The accusation against the plaintiff in error, and the proof given to sustain it, was well calculated to excite feeling against him, because, in taking upon himself the care and custody of children, he assumed a solemn trust which imposed upon him no light duties, and demanded of him great care and devotion in the observance and discharge of them; it placed him as to them m loco pa/rentis, and called upon him to keep this position in constant view. If the burden was too great, he could have cast it off and left his trusts to others; or if his means were inadequate to the trust, he could have pursued a similar course, if his appeals for aid were unanswered, and thus relieved himself from all responsibility. The recognition of this trust and its solemn obligations created the statute under which he was tried, and high public moral and benevolent considerations sustain it as an important element of our criminal law, which is to be enforced against those who willfully violate its provisions. If it be subject to any criticism, it is that it is too [431]*431lenient in its characteristics, too gentle in its demands upon persons who assume the custody of children and control them, therefore, at the most important period of their lives, and mould either a good or evil future by precedent or profession, teaching or example.

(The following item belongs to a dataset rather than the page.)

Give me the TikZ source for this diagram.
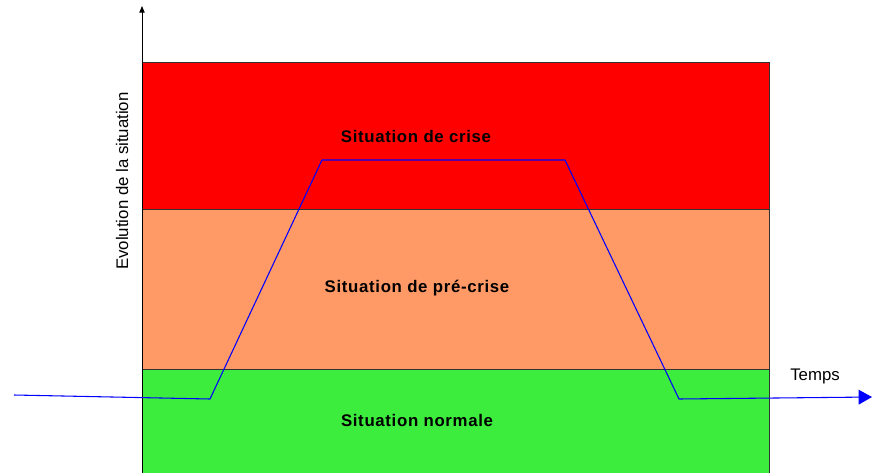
\documentclass[tikz,border=0pt]{standalone}
\usepackage{fontspec}
\setmainfont{Liberation Sans}
\usetikzlibrary{arrows.meta}

\definecolor{crise}{RGB}{255,0,0}
\definecolor{precrise}{RGB}{255,153,102}
\definecolor{normale}{RGB}{61,237,61}

\begin{document}
\begin{tikzpicture}[x=0.75pt,y=-0.75pt,
  band/.style={draw=black!80,line width=0.6pt},
  zone label/.style={font=\fontsize{12.6}{15}\selectfont\bfseries\addfontfeature{LetterSpace=4}},
  axis label/.style={font=\fontsize{12.6}{15}\selectfont},
  courbe/.style={draw=blue,line width=0.8pt}]

  \useasboundingbox (0,0) rectangle (872,472);

  % zones
  \filldraw[band,fill=normale] (142,369) rectangle (769,480);
  \filldraw[band,fill=precrise] (142,209) rectangle (769,369);
  \filldraw[band,fill=crise] (142,62) rectangle (769,209);

  \node[zone label] (crise) at (416,136) {Situation de crise};
  \node[zone label] (precrise) at (417,288) {Situation de pré-crise};
  \node[zone label] (normale) at (417,420) {Situation normale};

  % axe
  \coordinate (o) at (142,480);
  \coordinate (haut) at (142,6);
  \draw[line width=0.7pt,-{Triangle[length=5pt,width=4pt]}] (o) -- (haut);
  \node[axis label,rotate=90] (evol) at (122,181) {Evolution de la situation};
  \node[axis label] (temps) at (815,376) {Temps};

  % evolution
  \coordinate (a) at (14,395);
  \coordinate (b) at (210,399);
  \coordinate (c) at (322,160);
  \coordinate (d) at (565,160);
  \coordinate (e) at (679,399);
  \coordinate (f) at (872,397);
  \draw[courbe,-{Triangle[length=10pt,width=11pt]}] (a) -- (b) -- (c) -- (d) -- (e) -- (f);
\end{tikzpicture}
\end{document}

A careful examination of the requests to charge, which were declined, has failed to disclose any error on the part of the recorder in his rulings. The plaintiff in error sought to obtain a too favorable interpretation of the law on his behalf, and of the effect of certain considerations of the evidence as well, and failed for that reason to secure the concurrence of the learned court in the views presented on his behalf. The conclusion that the plaintiff in error •was fairly and justly dealt with, impresses itself clearly upon the mind after a dispassionate examination of all the evidence. Every means to shield him from the consequences of his omissions of duty seem to have been resorted to on the trial by his advocates, but in vain, because the jury were unable to resist the overwhelming effect of the facts and circumstances disclosed against him.
The judgment must be affirmed.
Barrett, J., concurred.
Daniels, J.:
After a thorough examination of the points presented on behalf of the prisoner, I am satisfied that there is nothing in the case which will justify a reversal of his conviction. The objections taken have been so fully considered by Mr. Justice Beady that nothing is required to be added to what he has said. His examination has been able, minute and complete. And I fully concur in his opinion.
Judgment affirmed. Motion for bail denied.